Well, the beauty of it is that yizkor books are much more accessible than they were 20 years ago. The JewishGen’s database that hosts the yizkor books was originally a genealogical website – and that's primarily what Yizkor books were used for. People used those necrologies at the back of yizkor books in as important genealogical tools. Users didn't really pay much attention to the content of the descriptions of the world that was being conjured in the yizkor books. Now that's beginning to change. People are beginning to read the rest of the yizkor book, not just the necrology. What that did for me is show that for my ancestors, as we were saying, life was immensely hard, filled with challenges, material, psychological, economical, but that shtetl life was punctuated by these flashes of almost transcendent beauty.

Part of it were things like the traditional ways of honoring the Shabbat.
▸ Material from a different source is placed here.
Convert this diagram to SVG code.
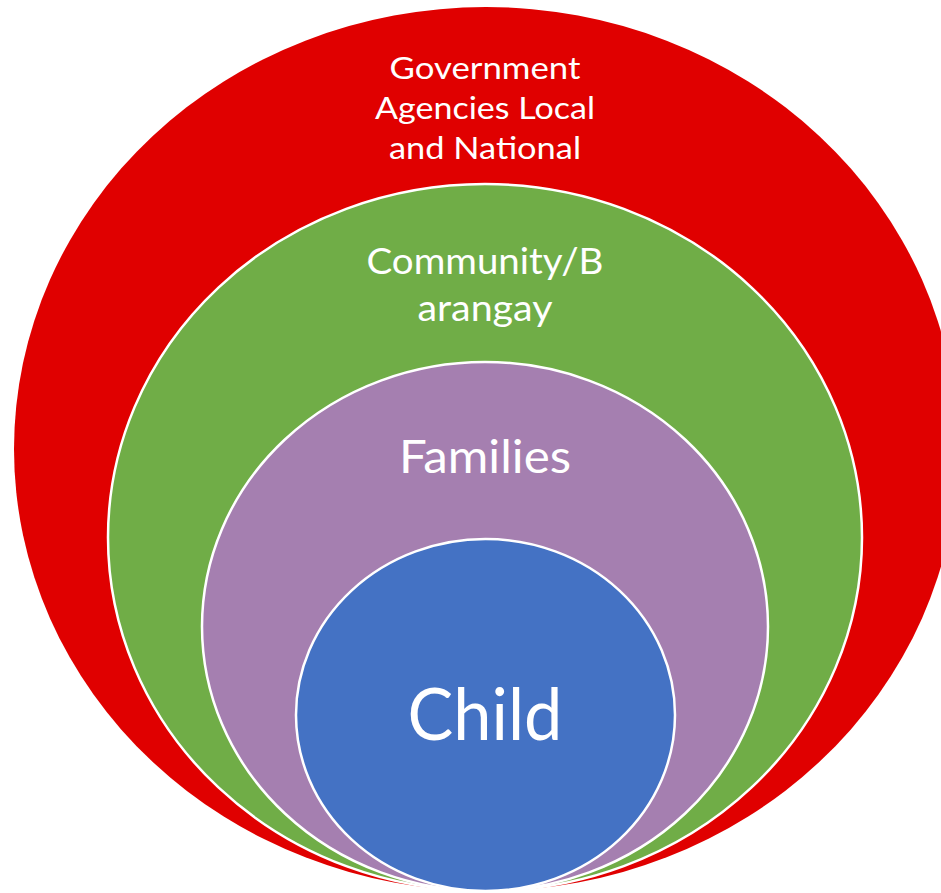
<svg xmlns="http://www.w3.org/2000/svg" width="941" height="893" viewBox="0 0 941 893">
<style>
.ring{stroke:#FFFFFF;stroke-width:2.5}
.lbl{fill:#FFFFFF;font-family:Lato,"Open Sans","Liberation Sans",sans-serif;text-anchor:middle}
</style>
<rect width="941" height="893" fill="#FFFFFF"/>
<g id="government">
<ellipse cx="486" cy="449" rx="472" ry="442" fill="#E00000"/>
<text class="lbl" font-size="30.5"><tspan x="485" y="79" textLength="191" lengthAdjust="spacingAndGlyphs">Government</tspan><tspan x="485" y="119" textLength="220" lengthAdjust="spacingAndGlyphs">Agencies Local</tspan><tspan x="485" y="159" textLength="192" lengthAdjust="spacingAndGlyphs">and National</tspan></text>
</g>
<g id="community">
<ellipse class="ring" cx="485" cy="537.5" rx="377" ry="353.5" fill="#70AD47"/>
<text class="lbl" font-size="36"><tspan x="485" y="274" textLength="237" lengthAdjust="spacingAndGlyphs">Community/B</tspan><tspan x="485" y="321" textLength="135" lengthAdjust="spacingAndGlyphs">arangay</tspan></text>
</g>
<g id="families">
<ellipse class="ring" cx="485" cy="626.5" rx="283" ry="264.5" fill="#A57FB0"/>
<text class="lbl" font-size="46" x="485" y="473" textLength="172" lengthAdjust="spacingAndGlyphs">Families</text>
</g>
<g id="child">
<ellipse class="ring" cx="485.5" cy="715" rx="189.5" ry="176" fill="#4472C4"/>
<text class="lbl" font-size="71" x="485" y="740" textLength="155" lengthAdjust="spacingAndGlyphs">Child</text>
</g>
<g id="connectors"/>
</svg>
That flash of beauty that you received on Shabbat is what sustained you for the rest of the week. And I guess the idea is, let's look for those flashes the way our ancestors did and let's find them in our own Judaism. I mean, there were elaborate structures that were established in the shtetls for helping the poor and the wandering peddlers and beggars, a substantial charitable network set up where people really did take care of each other. This is a Jewish impulse with historical roots, and it's perpetuated today. This is a great thing to know about ourselves and so commit to more of it.

You said that when we first started speaking, how Jews response to tragedy has been to write about it. In the yizkor book of my village, there is a whole section of descendants or people from these villages, who fell as soldiers in Israel’s 1948 War of Independence. To me, it shows how much these postwar survivor communities connected the struggle to establish a homeland with what happened in the Holocaust. They were not two things. They were all part of the same thing. Is that a correct way of looking at it?
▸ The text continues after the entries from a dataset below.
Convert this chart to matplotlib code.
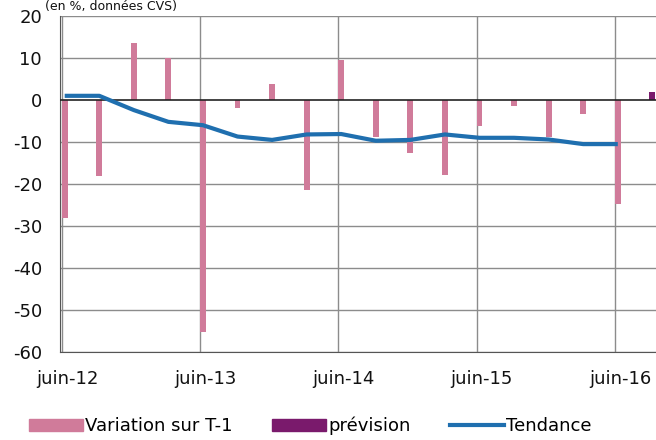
import matplotlib
matplotlib.use("Agg")
import matplotlib.pyplot as plt
from matplotlib.patches import Patch
from matplotlib.lines import Line2D

plt.rcParams['font.family'] = ['DejaVu Sans']

quarters = ["juin-12", "sept-12", "déc-12", "mars-13", "juin-13", "sept-13", "déc-13", "mars-14",
            "juin-14", "sept-14", "déc-14", "mars-15", "juin-15", "sept-15", "déc-15", "mars-16",
            "juin-16", "sept-16"]
variation = [-28.0, -18.0, 13.6, 10.0, -55.2, -2.0, 3.8, -21.4, 9.5, -8.7, -12.5, -17.9,
             -6.2, -1.4, -8.7, -3.4, -24.8]
prevision = [1.8]
tendance = [1.0, 1.0, -2.4, -5.2, -6.0, -8.7, -9.5, -8.2, -8.1, -9.7, -9.5, -8.2,
            -9.0, -9.0, -9.4, -10.5, -10.5]
year_ticks = ["juin-12", "juin-13", "juin-14", "juin-15", "juin-16"]
yticks = [20, 10, 0, -10, -20, -30, -40, -50, -60]

pink = "#D07B9A"
purple = "#7A1A6C"
blue = "#1F6FAF"
grid = "#8C8C8C"

fig = plt.figure(figsize=(6.56, 4.4), dpi=100)
ax = fig.add_axes([0.0915, 0.2, 0.9085, 0.7636])

idx = list(range(len(quarters)))
bw = 0.17
ax.bar(idx[:len(variation)], variation, width=bw, align='edge', color=pink, zorder=3)
ax.bar(idx[len(variation):len(variation) + len(prevision)], prevision, width=bw, align='edge',
       color=purple, zorder=3)
ax.plot([i + bw / 2 for i in idx[:len(tendance)]], tendance, color=blue, lw=3.0,
        solid_joinstyle='round', solid_capstyle='butt', zorder=4)

ax.set_ylim(-60, 20)
ax.set_xlim(-0.05, 17.19)
ax.set_yticks(yticks)
ax.set_yticklabels([str(v) for v in yticks])
for v in yticks:
    if v == 0:
        ax.axhline(v, color="#222222", lw=1.2, zorder=3.5)
    else:
        ax.axhline(v, color=grid, lw=1.0, zorder=1)
year_pos = [quarters.index(q) for q in year_ticks]
for p in year_pos:
    ax.axvline(p, color=grid, lw=1.0, zorder=1)
ax.set_xticks([p + 0.15 for p in year_pos])
ax.set_xticklabels(year_ticks)
ax.tick_params(axis='both', length=0, labelsize=13, colors="#111111")
ax.tick_params(axis='y', pad=13)
ax.tick_params(axis='x', pad=13)
for s in ['top', 'right']:
    ax.spines[s].set_visible(False)
ax.spines['left'].set_color("#555555")
ax.spines['bottom'].set_color("#555555")

fig.text(0.068, 0.999, "(en %, données CVS)", fontsize=9, va='top', ha='left', color="#111111")

handles = [Patch(color=pink, label="Variation sur T-1"),
           Patch(color=purple, label="prévision"),
           Line2D([0], [0], color=blue, lw=3, label="Tendance")]
fig.legend(handles=handles, loc='center', bbox_to_anchor=(0.473, 0.032), ncol=3, frameon=False,
           fontsize=13, handlelength=3.0, handleheight=0.6, handletextpad=0.1, columnspacing=2.2)

fig.savefig("out.png", dpi=100)
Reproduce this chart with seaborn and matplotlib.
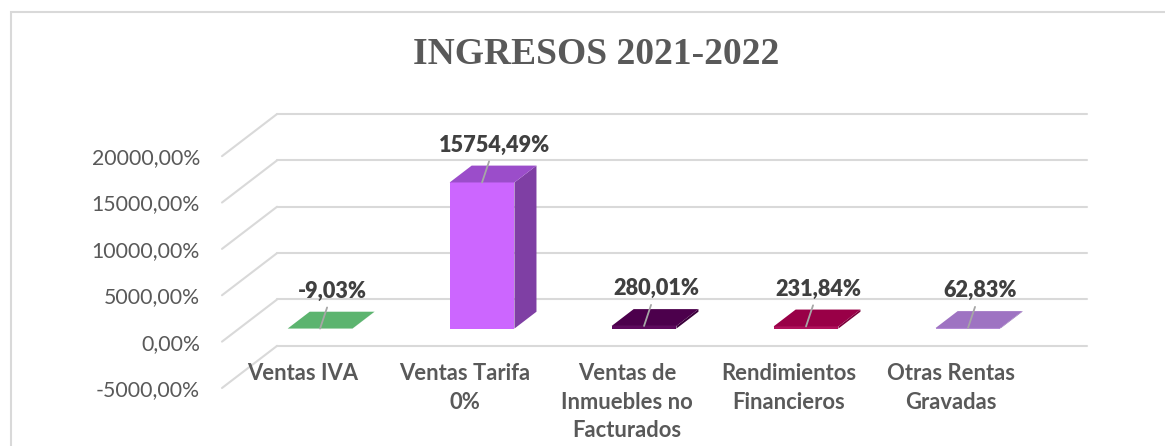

I'd never put it together that way, but I would say yes, that's accurate. In the yizkor books, you also see where Zionism started and how it started and what it meant to people who felt they were living in exile –  and how far, I believe, that we've straight from the roots of Zionism as it was forming then in Eastern Europe.
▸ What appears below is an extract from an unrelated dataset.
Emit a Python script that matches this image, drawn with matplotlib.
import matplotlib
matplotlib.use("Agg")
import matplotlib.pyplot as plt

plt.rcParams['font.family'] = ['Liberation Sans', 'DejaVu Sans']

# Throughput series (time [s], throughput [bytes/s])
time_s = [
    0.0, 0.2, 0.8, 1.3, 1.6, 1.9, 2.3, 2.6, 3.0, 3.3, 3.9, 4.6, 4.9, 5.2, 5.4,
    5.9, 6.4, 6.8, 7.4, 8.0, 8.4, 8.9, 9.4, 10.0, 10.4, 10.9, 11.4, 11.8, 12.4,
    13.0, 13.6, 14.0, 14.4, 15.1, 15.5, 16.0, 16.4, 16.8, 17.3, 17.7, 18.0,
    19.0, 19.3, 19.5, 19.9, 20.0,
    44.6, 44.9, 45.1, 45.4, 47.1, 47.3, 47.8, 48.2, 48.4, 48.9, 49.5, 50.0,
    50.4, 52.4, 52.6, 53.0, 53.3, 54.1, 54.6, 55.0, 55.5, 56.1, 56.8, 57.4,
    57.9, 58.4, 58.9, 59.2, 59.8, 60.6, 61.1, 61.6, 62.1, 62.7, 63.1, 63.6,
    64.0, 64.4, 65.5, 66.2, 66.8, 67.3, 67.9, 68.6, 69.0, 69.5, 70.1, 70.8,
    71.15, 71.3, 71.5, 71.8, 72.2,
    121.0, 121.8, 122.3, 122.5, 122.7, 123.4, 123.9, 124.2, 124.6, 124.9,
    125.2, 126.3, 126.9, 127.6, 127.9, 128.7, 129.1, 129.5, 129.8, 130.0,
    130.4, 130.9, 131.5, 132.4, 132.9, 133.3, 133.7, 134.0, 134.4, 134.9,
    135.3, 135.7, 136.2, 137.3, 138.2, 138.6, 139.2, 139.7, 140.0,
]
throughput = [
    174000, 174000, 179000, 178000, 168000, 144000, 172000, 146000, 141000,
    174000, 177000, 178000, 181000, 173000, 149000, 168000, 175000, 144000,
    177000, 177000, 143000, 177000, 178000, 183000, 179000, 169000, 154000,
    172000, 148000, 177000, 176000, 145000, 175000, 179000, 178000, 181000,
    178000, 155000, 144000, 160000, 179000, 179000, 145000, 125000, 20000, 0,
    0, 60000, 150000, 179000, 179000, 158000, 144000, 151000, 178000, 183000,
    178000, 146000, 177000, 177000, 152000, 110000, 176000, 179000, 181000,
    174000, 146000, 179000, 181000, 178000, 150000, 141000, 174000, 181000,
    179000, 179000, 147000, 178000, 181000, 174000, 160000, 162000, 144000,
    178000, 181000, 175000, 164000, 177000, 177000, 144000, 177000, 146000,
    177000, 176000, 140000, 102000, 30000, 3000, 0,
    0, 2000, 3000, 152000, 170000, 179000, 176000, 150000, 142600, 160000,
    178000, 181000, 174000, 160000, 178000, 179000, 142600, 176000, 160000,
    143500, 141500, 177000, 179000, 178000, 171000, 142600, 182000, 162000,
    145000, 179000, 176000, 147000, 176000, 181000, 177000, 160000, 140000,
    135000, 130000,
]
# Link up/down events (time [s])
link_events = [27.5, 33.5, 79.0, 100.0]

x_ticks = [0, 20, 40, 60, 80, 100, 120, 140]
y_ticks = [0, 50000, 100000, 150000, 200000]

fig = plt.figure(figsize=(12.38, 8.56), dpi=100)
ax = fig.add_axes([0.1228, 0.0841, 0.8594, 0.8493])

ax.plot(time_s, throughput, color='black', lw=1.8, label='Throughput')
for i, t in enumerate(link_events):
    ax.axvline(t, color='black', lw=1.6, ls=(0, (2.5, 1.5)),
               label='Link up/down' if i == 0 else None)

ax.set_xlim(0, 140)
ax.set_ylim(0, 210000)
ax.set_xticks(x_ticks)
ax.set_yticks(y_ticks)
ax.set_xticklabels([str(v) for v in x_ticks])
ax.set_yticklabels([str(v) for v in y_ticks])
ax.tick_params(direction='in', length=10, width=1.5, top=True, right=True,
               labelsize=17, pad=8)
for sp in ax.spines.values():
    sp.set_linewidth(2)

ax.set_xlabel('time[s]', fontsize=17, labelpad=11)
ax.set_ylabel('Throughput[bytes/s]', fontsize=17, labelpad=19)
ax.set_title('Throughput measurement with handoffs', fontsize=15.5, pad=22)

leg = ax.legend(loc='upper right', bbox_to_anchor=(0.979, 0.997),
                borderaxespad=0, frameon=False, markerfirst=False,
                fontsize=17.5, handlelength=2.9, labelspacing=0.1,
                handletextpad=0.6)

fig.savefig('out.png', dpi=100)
In your book, you share how there were kibbutzim in Poland, which I was only dimly aware of.

Those kibbutzim really agrarian socialist communities. That's what people were dreaming of. That's not exactly what Israel is today, but it was a very altruistic vision of a way that Jews could live. I think I put this in the book. There's a section where a guy is working on one of the kibbutzim in Poland, and he talks about the energy that he feels coming out of the Earth as he's working. So that was also part of Zionism, that deep connection to Earth and nature. That, for me, was revelatory.

So, about survivor's guilt. I know it very much permeated my family and out of a lot of other families I knew. I grew up in Miami Beach, where there were a lot of survivors, a lot of people who had lost a great deal, and that included my own family. How much does that sense of survivor's guilt permeate the yizkor books that you have read, or was that something kept closer to the vest?

It was kept closer to the vest. It was something that I became interested in, actually, after I finished the book, where I started doing searches for exactly that, for people expressing remorse skills over things they should have done. Why are they alive? Why didn't they go back to the house that third time or a fourth time and take their little sister? Questioning why they were alive and their families weren't. But I feel, again, that in the time period that these books were written, it was too soon, historically, to go to that place in a public in a way to bring light to such dark feelings. The pain was too intense.

I know I've recently I had a conversation with my aunt. FYI, I'm secular, but the rest of my father's family are all deeply devout. I didn't actually ask her if she ever feels guilty, but she said ‘Sometimes I wonder, Why me? Why me? Why am I alive? And then I look at all my children and my grandchildren, and they're studying Torah. And I think, Okay, maybe that's why.’ And that was the way she answered it – she was saved to save Torah through the devotion of her progeny.